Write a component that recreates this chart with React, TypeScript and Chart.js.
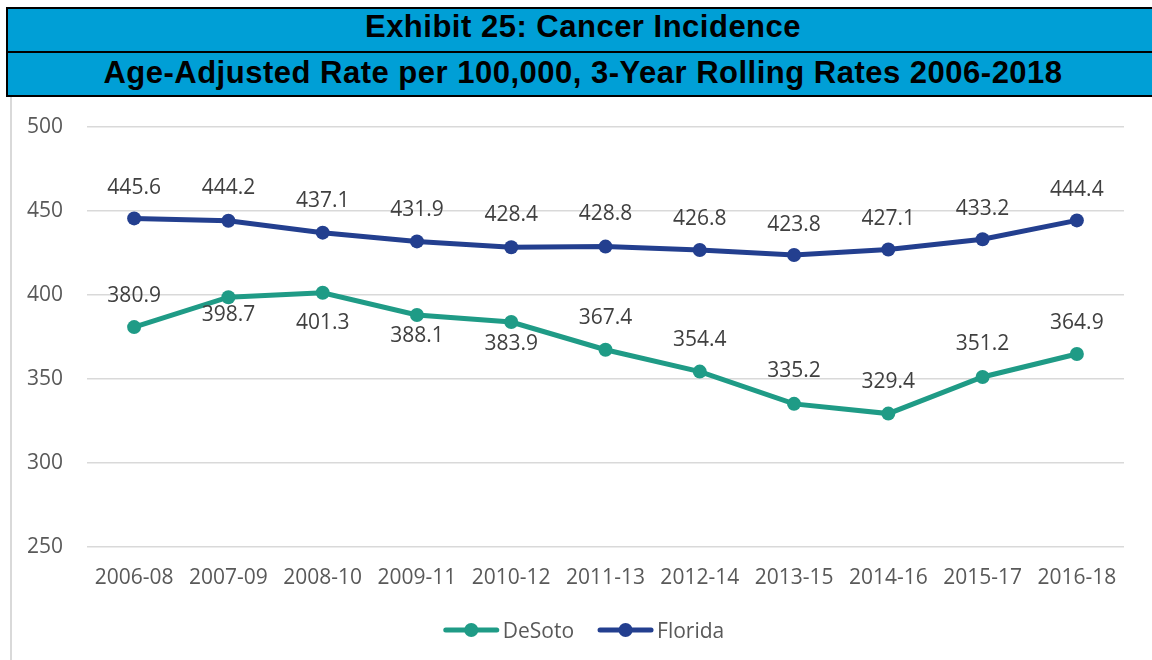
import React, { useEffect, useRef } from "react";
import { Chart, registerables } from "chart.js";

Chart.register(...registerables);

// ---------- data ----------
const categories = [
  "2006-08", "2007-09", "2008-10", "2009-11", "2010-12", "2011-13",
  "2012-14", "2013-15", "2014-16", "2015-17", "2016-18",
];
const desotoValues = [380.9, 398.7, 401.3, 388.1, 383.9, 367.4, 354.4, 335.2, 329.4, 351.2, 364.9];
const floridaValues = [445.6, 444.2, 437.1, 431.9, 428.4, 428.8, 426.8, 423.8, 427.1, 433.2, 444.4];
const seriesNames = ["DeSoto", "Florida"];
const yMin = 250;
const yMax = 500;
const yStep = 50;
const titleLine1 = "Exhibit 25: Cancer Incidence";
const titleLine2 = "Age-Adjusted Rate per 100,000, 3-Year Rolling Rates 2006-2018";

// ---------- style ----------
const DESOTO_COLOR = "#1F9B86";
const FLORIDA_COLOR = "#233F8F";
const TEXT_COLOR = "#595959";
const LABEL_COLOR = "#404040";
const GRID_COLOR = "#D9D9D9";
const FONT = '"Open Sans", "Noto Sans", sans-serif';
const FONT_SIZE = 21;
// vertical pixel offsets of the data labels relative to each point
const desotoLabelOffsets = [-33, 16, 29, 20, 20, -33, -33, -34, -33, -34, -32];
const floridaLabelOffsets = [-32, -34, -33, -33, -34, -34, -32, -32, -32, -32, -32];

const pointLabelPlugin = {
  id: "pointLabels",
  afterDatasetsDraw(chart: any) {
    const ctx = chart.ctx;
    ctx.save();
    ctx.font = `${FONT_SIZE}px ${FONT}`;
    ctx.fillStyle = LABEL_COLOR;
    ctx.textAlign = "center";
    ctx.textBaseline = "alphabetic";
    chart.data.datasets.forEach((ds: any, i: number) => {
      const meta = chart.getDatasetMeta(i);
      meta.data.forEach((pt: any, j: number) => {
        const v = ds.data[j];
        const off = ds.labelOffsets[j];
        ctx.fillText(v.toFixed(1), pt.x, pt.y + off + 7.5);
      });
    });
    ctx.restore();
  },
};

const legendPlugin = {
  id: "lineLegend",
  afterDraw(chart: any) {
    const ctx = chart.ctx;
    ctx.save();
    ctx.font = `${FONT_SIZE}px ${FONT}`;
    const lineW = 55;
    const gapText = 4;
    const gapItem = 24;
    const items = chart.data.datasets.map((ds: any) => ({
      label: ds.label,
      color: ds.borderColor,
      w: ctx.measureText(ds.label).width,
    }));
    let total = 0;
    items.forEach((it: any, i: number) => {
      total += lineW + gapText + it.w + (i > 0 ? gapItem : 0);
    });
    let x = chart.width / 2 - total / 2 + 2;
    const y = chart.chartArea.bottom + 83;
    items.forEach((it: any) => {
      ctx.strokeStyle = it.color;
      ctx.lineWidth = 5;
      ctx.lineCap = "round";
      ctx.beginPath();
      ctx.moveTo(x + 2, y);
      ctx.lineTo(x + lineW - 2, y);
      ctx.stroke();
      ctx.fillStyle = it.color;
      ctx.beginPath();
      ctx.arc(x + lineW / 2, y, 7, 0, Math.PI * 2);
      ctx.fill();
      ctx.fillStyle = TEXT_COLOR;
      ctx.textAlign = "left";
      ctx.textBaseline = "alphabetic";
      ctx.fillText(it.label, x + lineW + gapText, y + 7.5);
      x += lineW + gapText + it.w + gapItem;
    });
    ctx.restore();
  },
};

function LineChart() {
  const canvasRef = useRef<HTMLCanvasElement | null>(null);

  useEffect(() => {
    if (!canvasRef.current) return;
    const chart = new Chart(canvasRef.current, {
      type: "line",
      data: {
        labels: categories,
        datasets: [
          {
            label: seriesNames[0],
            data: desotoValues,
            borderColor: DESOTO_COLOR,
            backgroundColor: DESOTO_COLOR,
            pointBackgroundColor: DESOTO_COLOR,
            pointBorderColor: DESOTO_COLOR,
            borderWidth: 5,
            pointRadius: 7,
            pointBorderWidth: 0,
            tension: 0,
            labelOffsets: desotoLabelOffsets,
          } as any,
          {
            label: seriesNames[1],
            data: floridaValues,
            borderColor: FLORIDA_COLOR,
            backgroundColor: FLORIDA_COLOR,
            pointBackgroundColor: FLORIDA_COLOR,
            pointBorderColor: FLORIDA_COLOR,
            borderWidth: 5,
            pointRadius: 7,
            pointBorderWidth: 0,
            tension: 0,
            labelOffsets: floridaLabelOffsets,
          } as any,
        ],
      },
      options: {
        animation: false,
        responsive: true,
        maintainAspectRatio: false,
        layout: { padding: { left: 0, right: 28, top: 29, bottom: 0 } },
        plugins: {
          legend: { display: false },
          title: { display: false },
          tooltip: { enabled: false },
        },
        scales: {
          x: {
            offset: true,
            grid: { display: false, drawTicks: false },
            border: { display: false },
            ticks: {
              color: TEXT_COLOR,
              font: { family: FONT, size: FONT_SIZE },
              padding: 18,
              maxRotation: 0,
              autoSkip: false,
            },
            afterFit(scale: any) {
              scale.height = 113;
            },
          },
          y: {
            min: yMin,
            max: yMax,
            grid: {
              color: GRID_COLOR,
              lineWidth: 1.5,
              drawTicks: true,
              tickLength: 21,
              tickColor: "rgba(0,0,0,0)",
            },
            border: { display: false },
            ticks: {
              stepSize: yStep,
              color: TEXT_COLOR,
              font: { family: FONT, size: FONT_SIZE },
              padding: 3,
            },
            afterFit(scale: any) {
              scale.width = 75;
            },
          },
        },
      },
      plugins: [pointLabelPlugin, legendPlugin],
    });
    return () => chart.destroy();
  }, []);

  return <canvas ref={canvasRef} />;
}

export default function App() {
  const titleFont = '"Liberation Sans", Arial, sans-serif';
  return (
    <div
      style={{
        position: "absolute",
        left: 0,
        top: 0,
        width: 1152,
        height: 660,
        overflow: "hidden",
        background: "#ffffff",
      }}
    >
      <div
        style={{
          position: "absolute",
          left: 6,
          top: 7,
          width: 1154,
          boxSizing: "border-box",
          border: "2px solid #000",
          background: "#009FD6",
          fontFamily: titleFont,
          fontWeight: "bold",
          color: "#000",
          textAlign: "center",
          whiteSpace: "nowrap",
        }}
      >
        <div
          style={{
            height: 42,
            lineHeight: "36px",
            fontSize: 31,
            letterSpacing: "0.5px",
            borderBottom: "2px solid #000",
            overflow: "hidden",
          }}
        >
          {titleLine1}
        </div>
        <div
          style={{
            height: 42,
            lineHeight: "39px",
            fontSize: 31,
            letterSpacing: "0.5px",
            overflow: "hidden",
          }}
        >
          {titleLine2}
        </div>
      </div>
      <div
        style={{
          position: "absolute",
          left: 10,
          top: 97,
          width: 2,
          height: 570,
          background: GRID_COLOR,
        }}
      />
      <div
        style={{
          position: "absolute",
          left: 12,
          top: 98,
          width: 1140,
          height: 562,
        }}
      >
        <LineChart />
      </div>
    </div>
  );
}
--------------------------------------------------
WORK INSTRUCTIONS: Gather and copy every line of the data in which the string "React" is found.

COMPLETE RESPONSE:
Write a component that recreates this chart with React, TypeScript and Chart.js.
import React, { useEffect, useRef } from "react";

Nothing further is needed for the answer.